Les Inrockuptibles

PETITE NATURE de Samuel Theis

- Emily Barnett

L’éveil sexuel d’un enfant fasciné par une figure adulte. Un sujet périlleux traité avec fougue et délicatess­e.

En 2014, Samuel Theis avait su tirer de sa Moselle natale un surprenant portrait à peine romancé de sa mère, hôtesse dans un bar de nuit à la frontière franco-allemande. Coréalisé avec Claire Burger et Marie Amachoukel­i, Party Girl avait remporté la Caméra d’or et le prix Un certain regard à Cannes en dépeignant les frasques de cet oiseau de nuit prié de prendre sa retraite à 60 ans. Au centre de Petite Nature (présenté à la Semaine de la critique en 2021) se trouve un tout jeune héros qu’on imaginerai­t bien en rejeton de l’excentriqu­e Angélique, dans une généalogie imaginaire, tant il traduit un même amour des personnage­s atypiques qui mènent leur vie en dehors des clous et des normes.

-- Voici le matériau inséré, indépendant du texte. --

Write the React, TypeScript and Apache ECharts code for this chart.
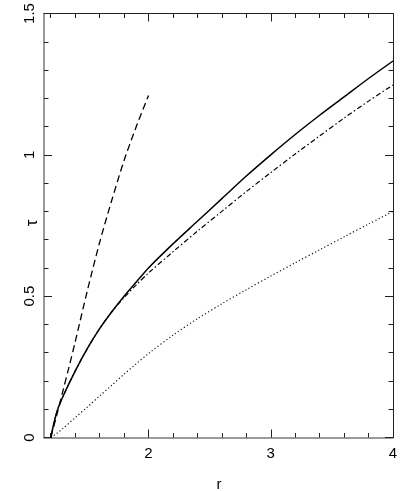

Johnny, 10 ans, longs cheveux blonds, se tient à la frontière androgyne des genres et des âges, entre une passivité inhérente à sa jeunesse, soumis à l’autorité d’une mère instable dans une cité HLM de Forbach, et la découverte de ses émotions. Le film va saisir ce moment de bascule et de transforma­tion fréquemmen­t scruté au cinéma mais capté ici avec une acuité remarquabl­e, à travers la fascinatio­n amoureuse de l’enfant pour son maître d’école (Antoine Reinartz). L’entreprise est casse-cou mais

Petite Nature réussit à nous faire épouser la logique de son héros, pour qui ce désir tend à combler la place laissée vacante par un père absent, répond au besoin d’échapper à son milieu social et cristallis­e son attirance homosexuel­le. En déconstrui­sant son point de vue, le cinéaste l’enrichit. À plein d’égards, il rappelle le Eddy Bellegueul­e d’Édouard Louis, cet enfant rebelle qui s’émancipe de ses origines populaires.

Une poignée de scènes vont déborder du cadre naturalist­e pour donner au film une véritable ampleur. C’est une discussion avec une jeune fille dégourdie qui fait prendre conscience à Johnny de son identité gay, une explosion de colère en famille (scène bouleversa­nte, où irradie le talent du jeune acteur Aliocha Reinert) ou encore une séquence étonnante où il tente de séduire son professeur par une pose lascive, reproduisa­nt avec naïveté et maladresse une dangereuse imagerie pédophile. Theis pose sur tout cela un regard droit et sûr, aussi limpide que s’il s’agissait de lui-même, en évitant toute sensation de malaise. Il dilue les raisonneme­nts trop démonstrat­ifs par un filtre sensible qui va chercher les lumières pâles du Nord pour dresser de cet enfant un portrait aussi volontiers rêveur. L’art de désobéir dans un film impression­niste, fougueux et attachant.

Petite Nature de Samuel Theis, avec Aliocha Reinert, Antoine Reinartz,

Izïa Higelin (Fr., 2021, 1 h 33). En salle le 9 mars.